28 February

Speech Recognizer API

In iOS 10 we can use SFSpeechRecognizer API, which allows transcription in real-time or using pre-recorded audio files. The outcome of such transcription is not only a text, but also alternative interpretations of the audio, length of spoken words and level of accuracy of recognized words (range 0.0 - 1.0). API allows for the analysis of more than 50 languages. Using SFSpeechRecognizer API in an application is trivial, it boils down to four steps.

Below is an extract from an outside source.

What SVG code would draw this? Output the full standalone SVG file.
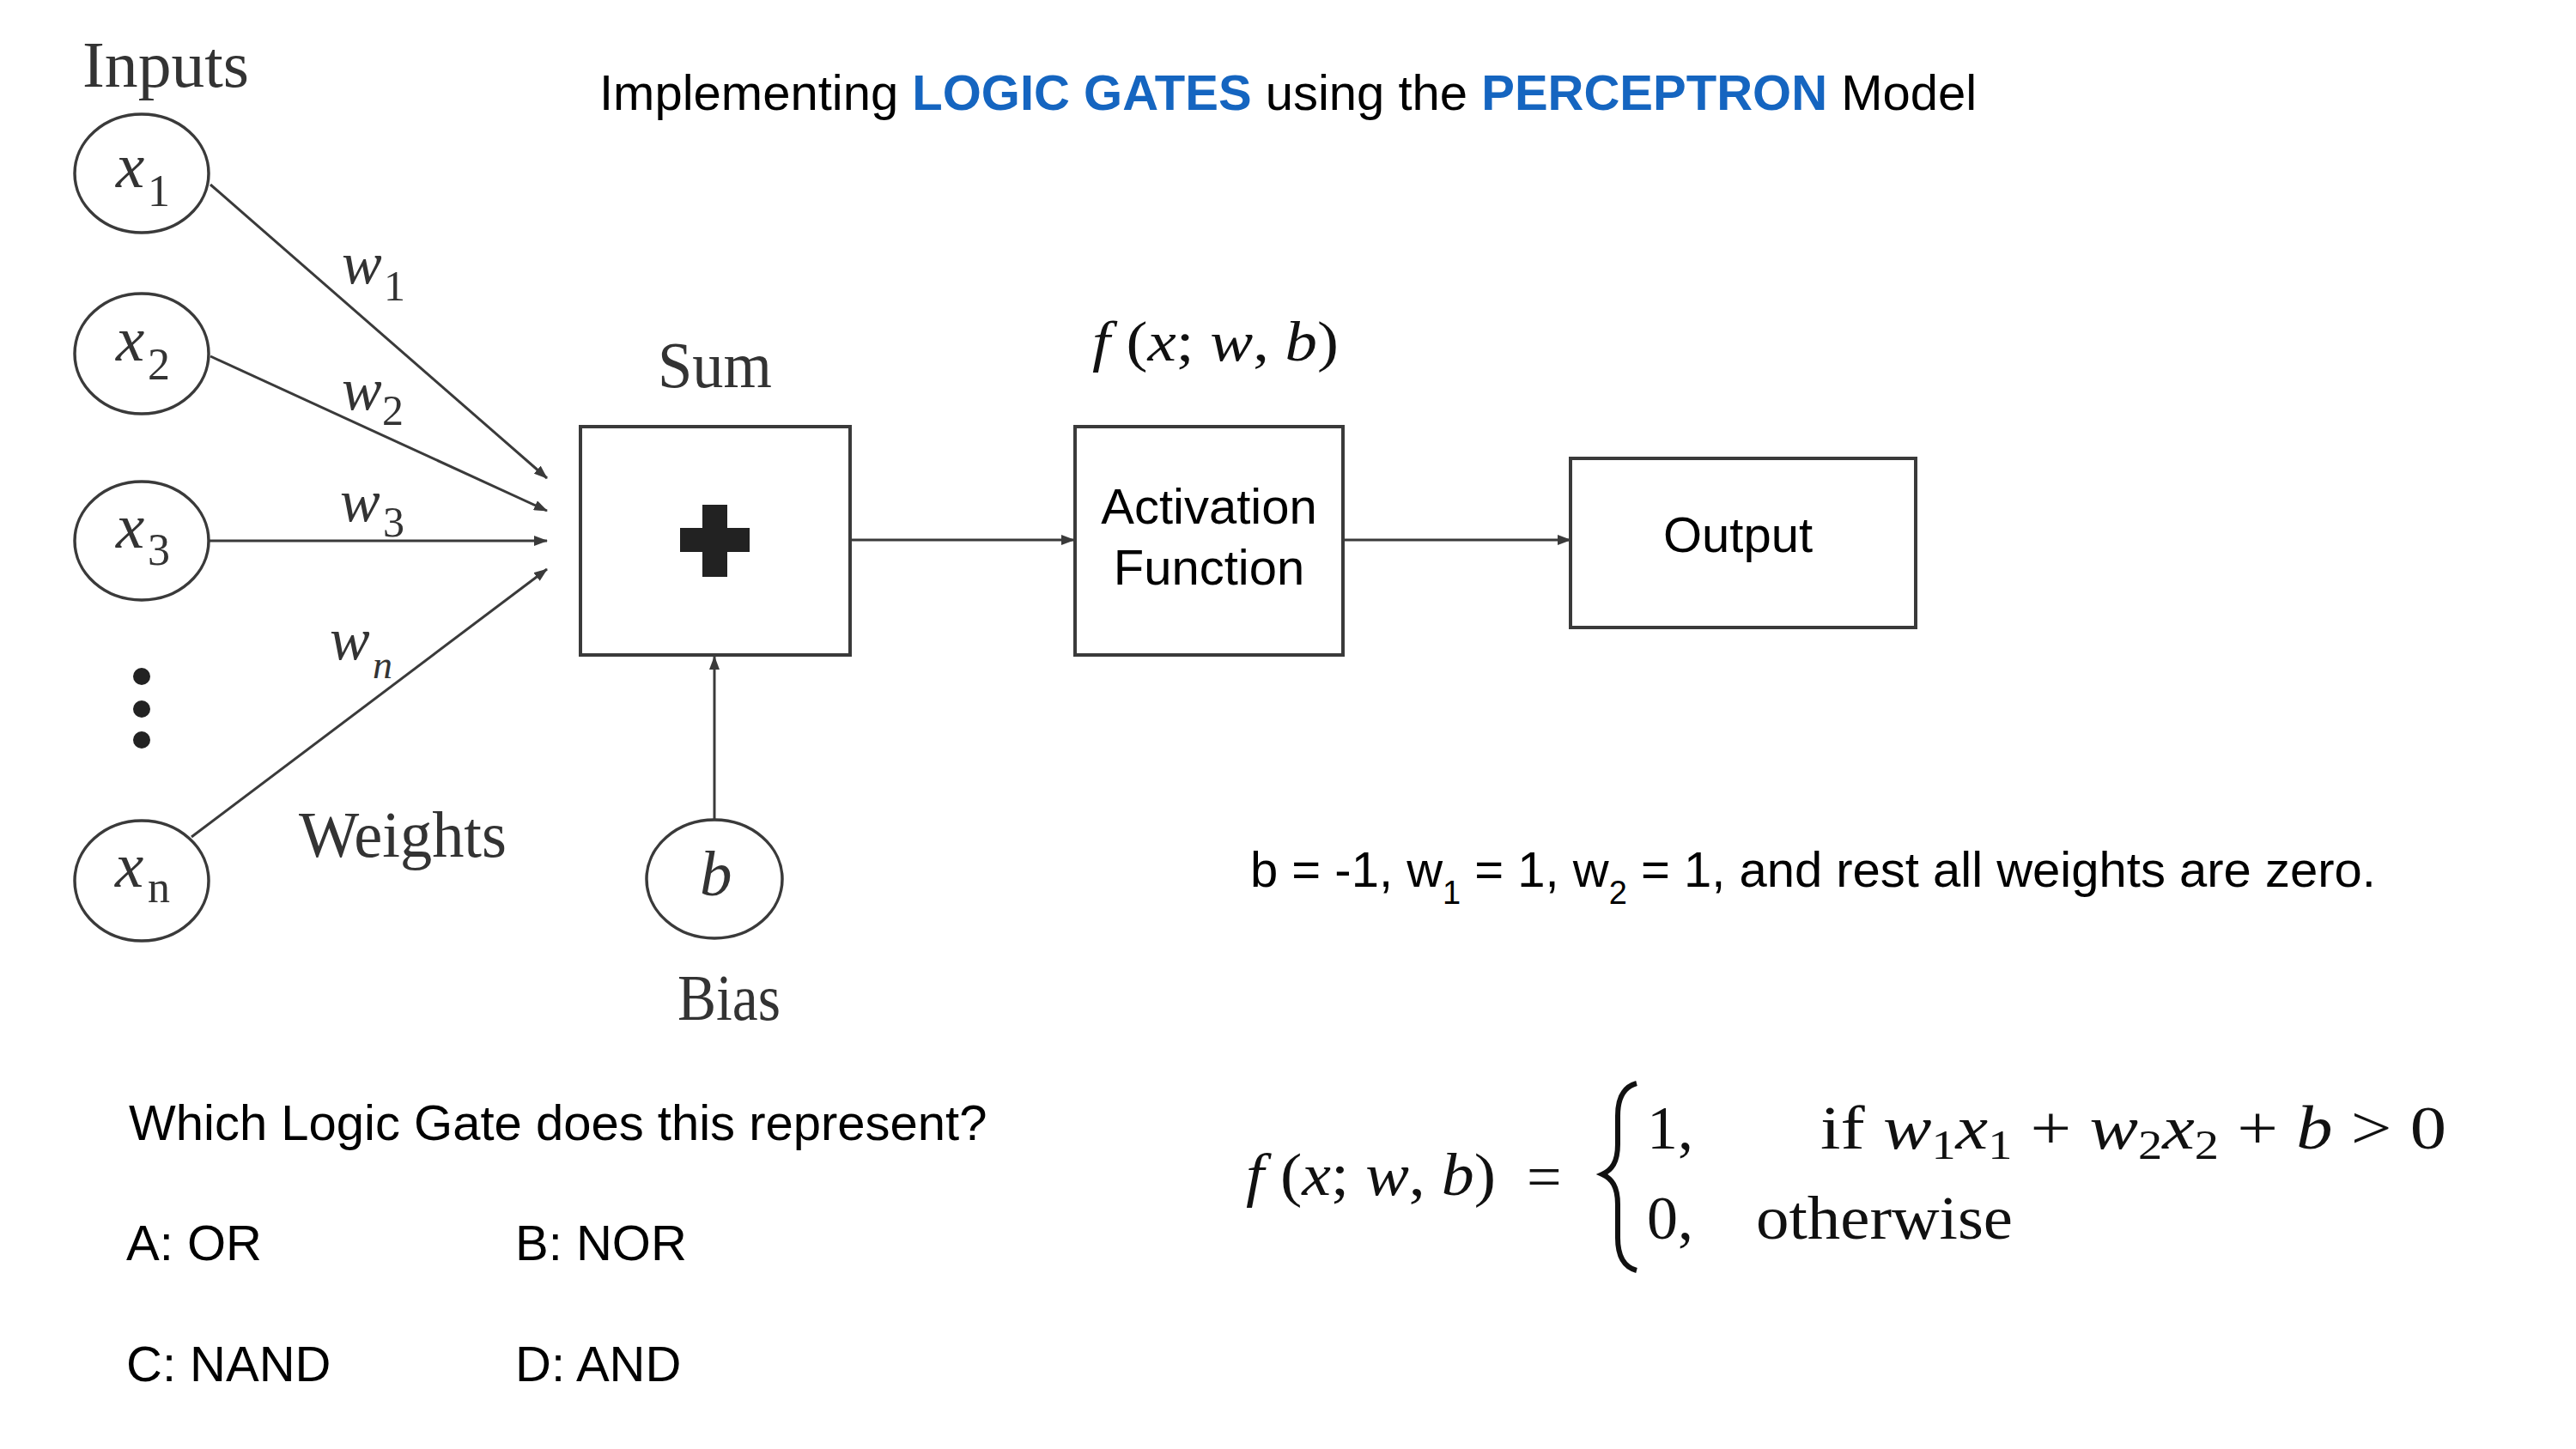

Adding appropriate keys along with their descriptions to the file info.plist
  • a. NSSpeechRecognitionUsageDescription - a key telling you what we will use SFSpeechRecognizer for in the application
  • b. NSMicrophoneUsageDescription - in case you use the microphone to analyze live speech
Calling request for permission SFSpeechRecognizer
SFSpeechRecognizer.requestAuthorization { authStatus in
            /*
                The callback may not be called on the main thread. Add an
                operation to the main queue to update the record button's state.
            */
            OperationQueue.main.addOperation {
                switch authStatus {
                    case .authorized:
                         //..
                    case .denied:
                         //..
                    case .restricted:
                         //..
                    case .notDetermined:
                         //..
                }
            }
        }
Creating speech recognition request

There are two types of such a request: SFSpeechURLRecognitionReqest - used to analyze the speech from a previously recorded audio file SFSpeechAudioBufferRecognitionRequest - used to analyze live speech (using a microphone) For both requests SFSpeechRecognizer class will be needed to perform an analysis of the speech.

//..
let speechRecognizer = SFSpeechRecognizer(locale: Locale(identifier: "pl-PL"))
//..
SFSpeechURLRecognitionReqest

Handling such a request comes down to a few lines of code:

let fileURL = URL(fileURLWithPath: Bundle.main.path(forResource: "audio", ofType: ".mp3")!)
let request = SFSpeechURLRecognitionRequest(url: fileURL)
SFSpeechAudioBufferRecognitionRequest

Handling analysis of live speech requires a little more work. You should additionally use AVAudioEngine to capture speech from the microphone of the device. The next and final element which is necessary for speech recognition is: SFSpeechRecognitionTask.

//..
recognitionRequest = SFSpeechAudioBufferRecognitionRequest()
        
        guard let inputNode = audioEngine.inputNode else { fatalError("Audio engine has no input node") }
        guard let recognitionRequest = recognitionRequest else { fatalError("Unable to created a SFSpeechAudioBufferRecognitionRequest object") }
        
        // Configure request so that results are returned before audio recording is finished
        recognitionRequest.shouldReportPartialResults = true
        
        // A recognition task represents a speech recognition session.
        // We keep a reference to the task so that it can be cancelled.
        recognitionTask = speechRecognizer.recognitionTask(with: recognitionRequest) { result, error in
            //..
        }
        
        let recordingFormat = inputNode.outputFormat(forBus: 0)
        inputNode.installTap(onBus: 0, bufferSize: 1024, format: recordingFormat) { (buffer: AVAudioPCMBuffer, when: AVAudioTime) in
            self.recognitionRequest?.append(buffer)
        }
        
        audioEngine.prepare()
        try audioEngine.start()

SFSpeechRecognitionResult includes bestTranscription and alternative transcripts.